### EXERCISE GOAL
Only a number is wanted: how many lines in the records below contain "with"?

[INFORMATION GIVEN start]

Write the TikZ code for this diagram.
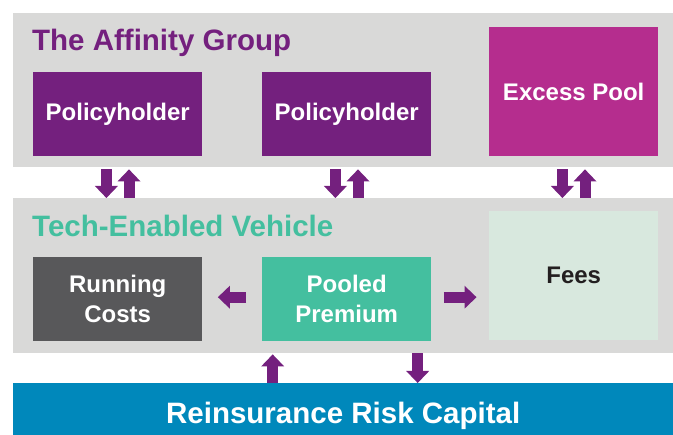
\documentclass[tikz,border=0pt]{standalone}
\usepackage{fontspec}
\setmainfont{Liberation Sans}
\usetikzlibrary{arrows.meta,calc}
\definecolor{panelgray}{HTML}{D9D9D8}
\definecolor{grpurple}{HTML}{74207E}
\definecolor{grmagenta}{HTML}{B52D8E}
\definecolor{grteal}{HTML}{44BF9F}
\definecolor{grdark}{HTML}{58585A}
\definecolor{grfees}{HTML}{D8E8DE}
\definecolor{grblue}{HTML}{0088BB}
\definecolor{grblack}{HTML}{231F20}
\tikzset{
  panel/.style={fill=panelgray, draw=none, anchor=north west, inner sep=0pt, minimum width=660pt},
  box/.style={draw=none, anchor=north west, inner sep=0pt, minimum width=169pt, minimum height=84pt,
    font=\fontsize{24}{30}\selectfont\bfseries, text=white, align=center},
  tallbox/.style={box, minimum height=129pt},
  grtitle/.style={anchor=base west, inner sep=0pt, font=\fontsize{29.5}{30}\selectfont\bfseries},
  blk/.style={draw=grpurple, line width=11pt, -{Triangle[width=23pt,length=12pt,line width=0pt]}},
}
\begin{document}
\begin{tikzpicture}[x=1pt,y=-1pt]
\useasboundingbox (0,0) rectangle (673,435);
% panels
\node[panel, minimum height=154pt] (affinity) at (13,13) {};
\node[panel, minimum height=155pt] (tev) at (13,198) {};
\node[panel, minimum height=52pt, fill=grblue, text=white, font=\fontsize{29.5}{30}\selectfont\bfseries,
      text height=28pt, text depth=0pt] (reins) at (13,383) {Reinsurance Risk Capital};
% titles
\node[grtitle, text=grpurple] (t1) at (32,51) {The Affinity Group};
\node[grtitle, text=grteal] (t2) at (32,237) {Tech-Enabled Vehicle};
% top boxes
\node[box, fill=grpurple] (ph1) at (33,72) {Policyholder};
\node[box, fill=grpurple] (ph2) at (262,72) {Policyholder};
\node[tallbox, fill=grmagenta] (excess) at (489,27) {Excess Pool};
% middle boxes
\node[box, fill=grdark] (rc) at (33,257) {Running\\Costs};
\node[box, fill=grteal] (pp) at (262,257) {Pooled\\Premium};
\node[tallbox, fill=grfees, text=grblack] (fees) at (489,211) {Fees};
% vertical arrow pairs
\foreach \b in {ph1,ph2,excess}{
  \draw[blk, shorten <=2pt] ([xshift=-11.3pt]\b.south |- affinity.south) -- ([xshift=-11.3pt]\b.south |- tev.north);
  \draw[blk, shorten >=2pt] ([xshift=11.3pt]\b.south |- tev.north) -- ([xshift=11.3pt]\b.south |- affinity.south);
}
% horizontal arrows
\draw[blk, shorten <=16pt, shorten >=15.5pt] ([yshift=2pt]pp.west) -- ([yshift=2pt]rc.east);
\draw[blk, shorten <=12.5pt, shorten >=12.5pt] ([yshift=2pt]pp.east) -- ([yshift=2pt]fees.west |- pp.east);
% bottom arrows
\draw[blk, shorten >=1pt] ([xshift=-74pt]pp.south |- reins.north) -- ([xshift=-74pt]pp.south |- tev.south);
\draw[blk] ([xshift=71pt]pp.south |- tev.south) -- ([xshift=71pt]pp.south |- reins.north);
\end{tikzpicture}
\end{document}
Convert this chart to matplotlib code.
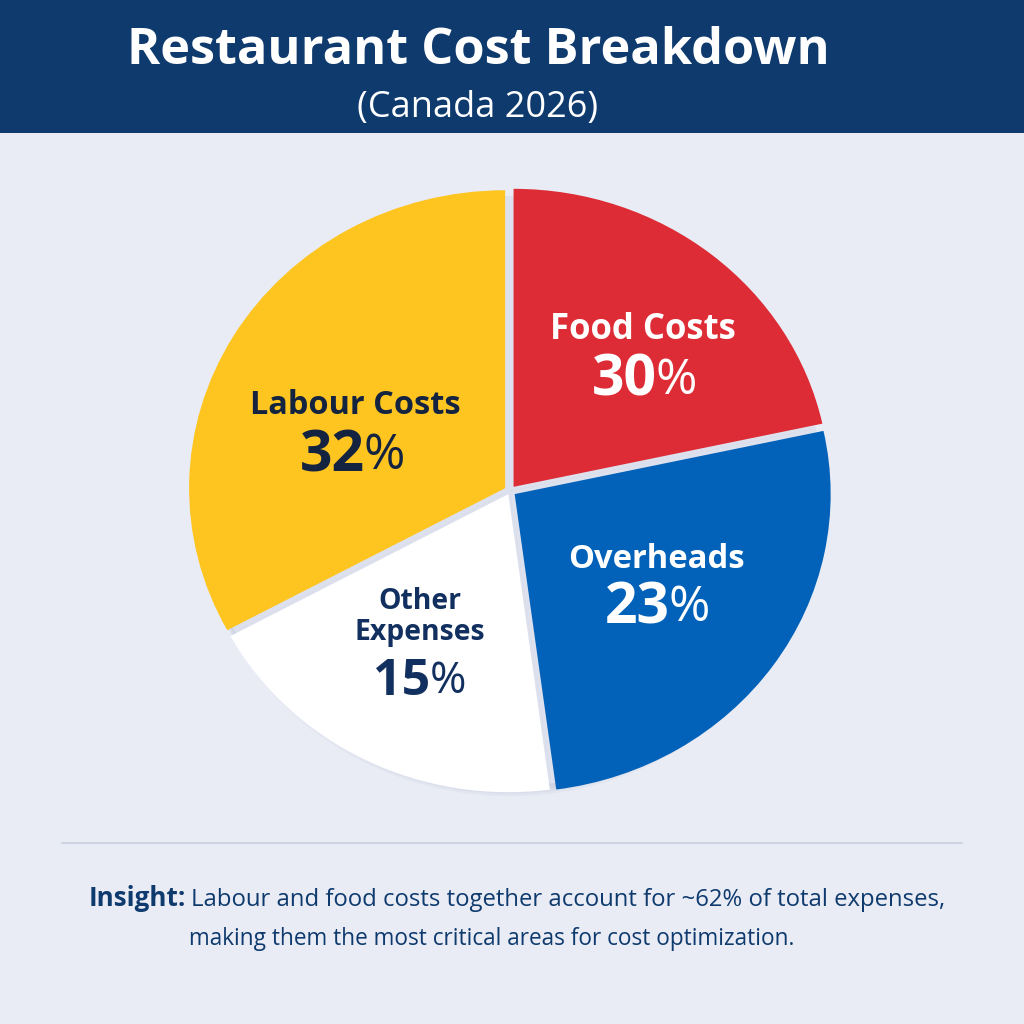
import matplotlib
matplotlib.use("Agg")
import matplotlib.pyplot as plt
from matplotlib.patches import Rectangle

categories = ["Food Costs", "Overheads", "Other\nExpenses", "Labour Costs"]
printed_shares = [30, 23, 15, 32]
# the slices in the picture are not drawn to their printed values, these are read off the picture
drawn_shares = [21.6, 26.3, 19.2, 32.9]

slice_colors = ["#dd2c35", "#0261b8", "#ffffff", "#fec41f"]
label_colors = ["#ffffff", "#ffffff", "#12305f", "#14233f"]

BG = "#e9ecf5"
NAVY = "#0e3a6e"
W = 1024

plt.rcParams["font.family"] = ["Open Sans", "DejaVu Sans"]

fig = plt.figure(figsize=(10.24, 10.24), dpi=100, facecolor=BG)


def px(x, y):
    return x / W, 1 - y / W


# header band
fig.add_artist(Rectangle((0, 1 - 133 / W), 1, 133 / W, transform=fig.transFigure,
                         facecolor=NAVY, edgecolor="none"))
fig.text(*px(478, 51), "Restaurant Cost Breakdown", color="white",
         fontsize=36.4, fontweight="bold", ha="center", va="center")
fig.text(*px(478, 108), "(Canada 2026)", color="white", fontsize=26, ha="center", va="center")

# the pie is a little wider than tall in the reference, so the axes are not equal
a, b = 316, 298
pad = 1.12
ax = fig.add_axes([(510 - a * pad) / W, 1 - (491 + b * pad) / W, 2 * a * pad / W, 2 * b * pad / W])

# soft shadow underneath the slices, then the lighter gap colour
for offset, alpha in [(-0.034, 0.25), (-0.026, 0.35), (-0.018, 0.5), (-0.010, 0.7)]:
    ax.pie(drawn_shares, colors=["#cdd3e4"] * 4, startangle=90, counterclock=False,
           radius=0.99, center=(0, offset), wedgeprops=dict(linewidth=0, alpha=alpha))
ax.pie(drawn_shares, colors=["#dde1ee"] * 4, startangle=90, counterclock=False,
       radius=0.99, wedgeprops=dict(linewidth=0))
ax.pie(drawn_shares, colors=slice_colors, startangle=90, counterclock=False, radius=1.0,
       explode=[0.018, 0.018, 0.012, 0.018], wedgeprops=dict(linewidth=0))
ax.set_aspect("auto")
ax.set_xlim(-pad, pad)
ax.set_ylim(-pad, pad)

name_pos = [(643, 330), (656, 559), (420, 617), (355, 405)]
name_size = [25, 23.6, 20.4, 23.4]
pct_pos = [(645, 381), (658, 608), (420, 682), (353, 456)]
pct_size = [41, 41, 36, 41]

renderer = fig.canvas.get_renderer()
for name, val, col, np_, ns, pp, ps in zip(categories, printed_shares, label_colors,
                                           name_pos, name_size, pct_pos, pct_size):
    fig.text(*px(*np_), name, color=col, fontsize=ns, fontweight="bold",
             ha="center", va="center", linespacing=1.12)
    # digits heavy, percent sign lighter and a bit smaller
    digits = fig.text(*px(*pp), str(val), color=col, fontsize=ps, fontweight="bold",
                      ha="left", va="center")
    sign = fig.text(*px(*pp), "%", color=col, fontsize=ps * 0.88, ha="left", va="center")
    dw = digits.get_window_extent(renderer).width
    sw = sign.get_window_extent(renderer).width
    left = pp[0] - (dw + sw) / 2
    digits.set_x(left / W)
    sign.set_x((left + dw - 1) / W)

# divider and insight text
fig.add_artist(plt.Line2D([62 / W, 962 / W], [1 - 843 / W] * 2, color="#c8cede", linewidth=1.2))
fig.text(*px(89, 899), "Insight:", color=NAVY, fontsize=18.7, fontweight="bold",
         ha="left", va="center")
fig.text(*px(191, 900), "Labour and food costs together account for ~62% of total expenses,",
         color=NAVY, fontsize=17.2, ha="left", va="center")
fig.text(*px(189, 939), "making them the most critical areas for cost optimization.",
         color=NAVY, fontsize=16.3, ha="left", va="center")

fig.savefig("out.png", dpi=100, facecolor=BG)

[INFORMATION GIVEN end]
[INFORMATION GIVEN start]

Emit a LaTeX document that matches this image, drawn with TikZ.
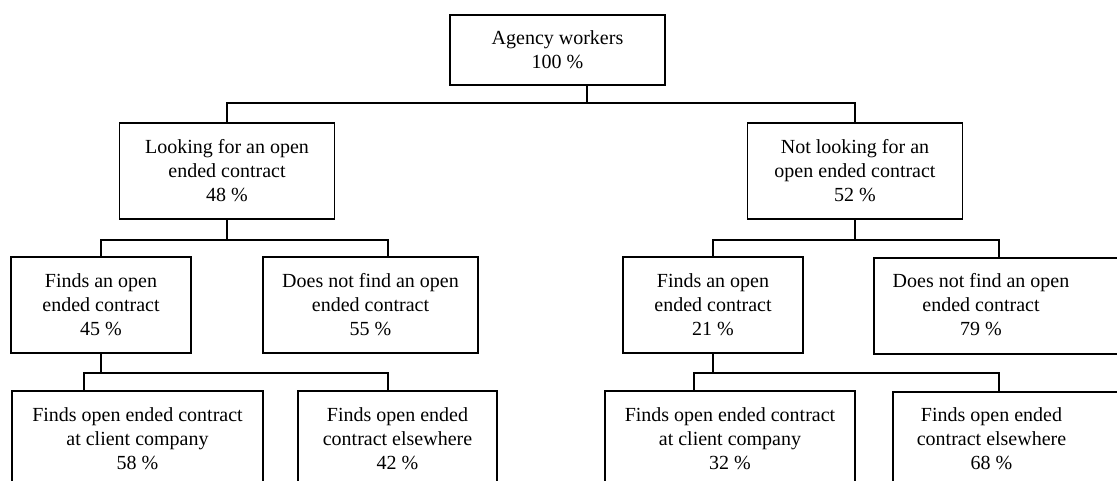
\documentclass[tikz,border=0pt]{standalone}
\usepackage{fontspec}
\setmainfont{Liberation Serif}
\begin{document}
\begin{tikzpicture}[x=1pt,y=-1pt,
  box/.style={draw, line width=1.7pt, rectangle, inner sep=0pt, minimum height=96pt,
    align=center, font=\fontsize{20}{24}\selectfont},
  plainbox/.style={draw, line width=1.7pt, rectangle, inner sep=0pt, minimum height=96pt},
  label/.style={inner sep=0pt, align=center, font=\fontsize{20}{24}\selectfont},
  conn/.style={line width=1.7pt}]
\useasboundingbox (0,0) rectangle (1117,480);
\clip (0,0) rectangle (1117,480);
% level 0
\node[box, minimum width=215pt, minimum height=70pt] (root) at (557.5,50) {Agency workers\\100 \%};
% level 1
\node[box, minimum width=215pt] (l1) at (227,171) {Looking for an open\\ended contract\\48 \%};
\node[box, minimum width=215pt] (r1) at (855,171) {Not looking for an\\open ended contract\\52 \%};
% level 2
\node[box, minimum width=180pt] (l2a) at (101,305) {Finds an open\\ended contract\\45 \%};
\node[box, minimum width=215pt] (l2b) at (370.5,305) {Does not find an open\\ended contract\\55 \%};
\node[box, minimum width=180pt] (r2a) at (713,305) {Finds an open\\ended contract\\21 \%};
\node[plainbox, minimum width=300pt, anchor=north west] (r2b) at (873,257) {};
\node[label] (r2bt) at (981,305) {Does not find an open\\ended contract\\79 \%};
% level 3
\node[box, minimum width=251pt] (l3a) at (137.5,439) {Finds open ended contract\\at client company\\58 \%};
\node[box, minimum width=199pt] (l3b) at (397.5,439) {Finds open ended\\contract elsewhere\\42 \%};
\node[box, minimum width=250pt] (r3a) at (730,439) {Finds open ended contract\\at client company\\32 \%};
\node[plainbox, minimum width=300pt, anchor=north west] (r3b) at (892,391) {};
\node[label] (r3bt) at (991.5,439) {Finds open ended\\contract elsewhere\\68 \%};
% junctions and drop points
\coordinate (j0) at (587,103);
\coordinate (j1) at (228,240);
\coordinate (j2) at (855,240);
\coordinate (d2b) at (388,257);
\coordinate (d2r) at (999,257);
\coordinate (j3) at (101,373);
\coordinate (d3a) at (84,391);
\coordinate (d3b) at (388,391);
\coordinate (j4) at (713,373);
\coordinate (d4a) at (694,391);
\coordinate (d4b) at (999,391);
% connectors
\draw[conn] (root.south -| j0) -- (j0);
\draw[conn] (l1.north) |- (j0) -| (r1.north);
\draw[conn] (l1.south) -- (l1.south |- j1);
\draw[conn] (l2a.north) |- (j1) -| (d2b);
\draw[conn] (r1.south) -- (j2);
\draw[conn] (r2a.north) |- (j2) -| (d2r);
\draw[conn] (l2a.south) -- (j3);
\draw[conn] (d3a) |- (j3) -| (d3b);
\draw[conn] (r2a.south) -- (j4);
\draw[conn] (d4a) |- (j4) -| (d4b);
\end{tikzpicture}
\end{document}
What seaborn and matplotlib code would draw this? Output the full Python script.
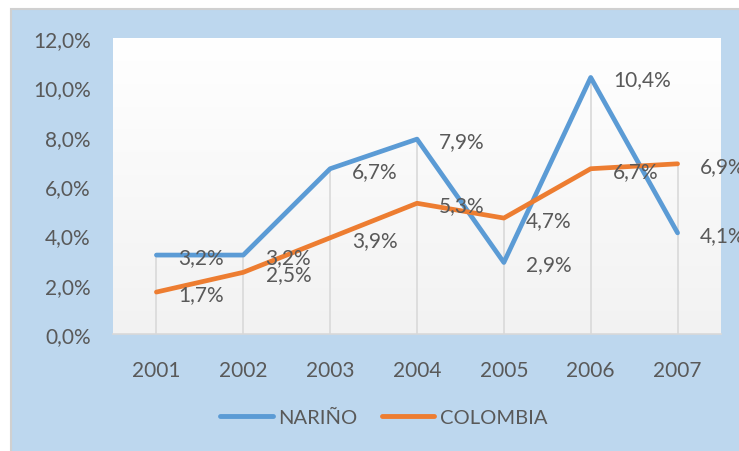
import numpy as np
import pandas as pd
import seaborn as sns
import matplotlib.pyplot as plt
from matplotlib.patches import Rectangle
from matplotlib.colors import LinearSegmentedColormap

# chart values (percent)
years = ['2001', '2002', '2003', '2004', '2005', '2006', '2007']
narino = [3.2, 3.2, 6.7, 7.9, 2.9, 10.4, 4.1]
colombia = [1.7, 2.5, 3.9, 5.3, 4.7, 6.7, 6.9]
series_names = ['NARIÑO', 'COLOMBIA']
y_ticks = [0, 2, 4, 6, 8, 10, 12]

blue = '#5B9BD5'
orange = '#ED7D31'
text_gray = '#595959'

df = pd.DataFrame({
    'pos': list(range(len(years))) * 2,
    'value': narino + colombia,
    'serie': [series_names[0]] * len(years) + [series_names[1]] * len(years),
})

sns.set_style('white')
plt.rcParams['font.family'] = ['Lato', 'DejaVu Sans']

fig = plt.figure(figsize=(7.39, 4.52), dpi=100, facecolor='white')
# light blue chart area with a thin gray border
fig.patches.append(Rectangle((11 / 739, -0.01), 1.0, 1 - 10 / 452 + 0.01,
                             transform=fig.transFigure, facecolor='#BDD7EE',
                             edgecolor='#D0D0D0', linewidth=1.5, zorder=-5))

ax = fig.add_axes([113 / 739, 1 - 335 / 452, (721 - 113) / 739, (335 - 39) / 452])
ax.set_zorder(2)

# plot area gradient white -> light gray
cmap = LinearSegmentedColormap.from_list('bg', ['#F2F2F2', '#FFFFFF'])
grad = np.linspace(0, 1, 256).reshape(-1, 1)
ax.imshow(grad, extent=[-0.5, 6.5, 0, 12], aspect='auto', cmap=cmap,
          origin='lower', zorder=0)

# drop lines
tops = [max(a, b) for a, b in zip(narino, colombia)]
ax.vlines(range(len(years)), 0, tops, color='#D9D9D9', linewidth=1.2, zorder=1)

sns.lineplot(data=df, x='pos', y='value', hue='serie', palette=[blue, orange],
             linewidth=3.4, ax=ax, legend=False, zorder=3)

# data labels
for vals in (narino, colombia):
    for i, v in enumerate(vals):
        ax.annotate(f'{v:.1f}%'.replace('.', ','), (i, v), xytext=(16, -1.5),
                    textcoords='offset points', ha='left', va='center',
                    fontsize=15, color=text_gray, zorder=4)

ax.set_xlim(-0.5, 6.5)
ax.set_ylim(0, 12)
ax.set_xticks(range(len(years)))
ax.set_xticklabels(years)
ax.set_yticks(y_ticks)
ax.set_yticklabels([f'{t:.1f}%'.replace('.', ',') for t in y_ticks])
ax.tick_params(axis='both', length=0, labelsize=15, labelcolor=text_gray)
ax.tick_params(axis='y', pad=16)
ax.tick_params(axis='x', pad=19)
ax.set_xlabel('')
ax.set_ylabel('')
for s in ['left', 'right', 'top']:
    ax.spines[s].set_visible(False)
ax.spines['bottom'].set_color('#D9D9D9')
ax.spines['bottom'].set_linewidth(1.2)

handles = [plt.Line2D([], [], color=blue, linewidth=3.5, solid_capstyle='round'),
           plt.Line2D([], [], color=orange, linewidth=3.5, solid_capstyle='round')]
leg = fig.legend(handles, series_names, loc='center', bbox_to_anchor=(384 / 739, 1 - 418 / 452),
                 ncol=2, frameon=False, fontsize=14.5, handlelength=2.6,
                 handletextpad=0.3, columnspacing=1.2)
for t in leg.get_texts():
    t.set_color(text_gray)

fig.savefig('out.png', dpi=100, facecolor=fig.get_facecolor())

[INFORMATION GIVEN end]
[INFORMATION GIVEN start]

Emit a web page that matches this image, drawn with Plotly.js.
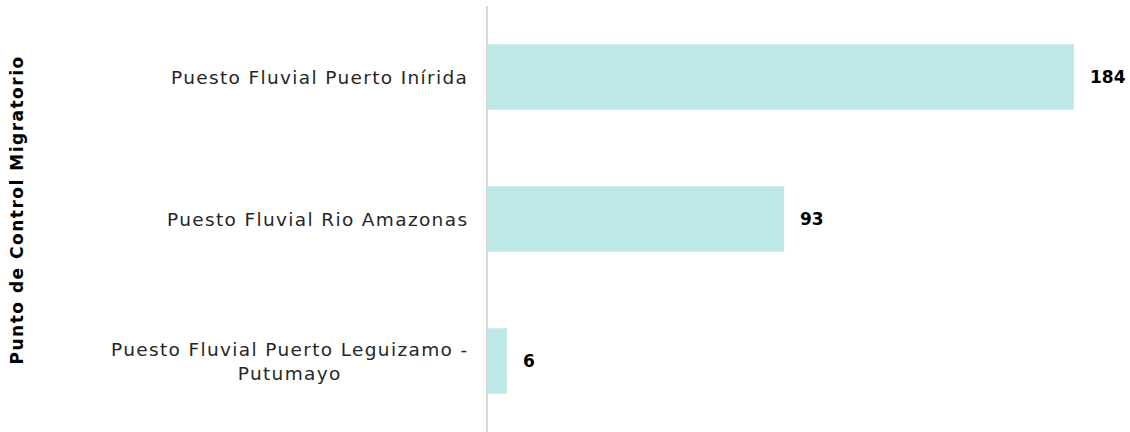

[INFORMATION GIVEN end]

### ANSWER
3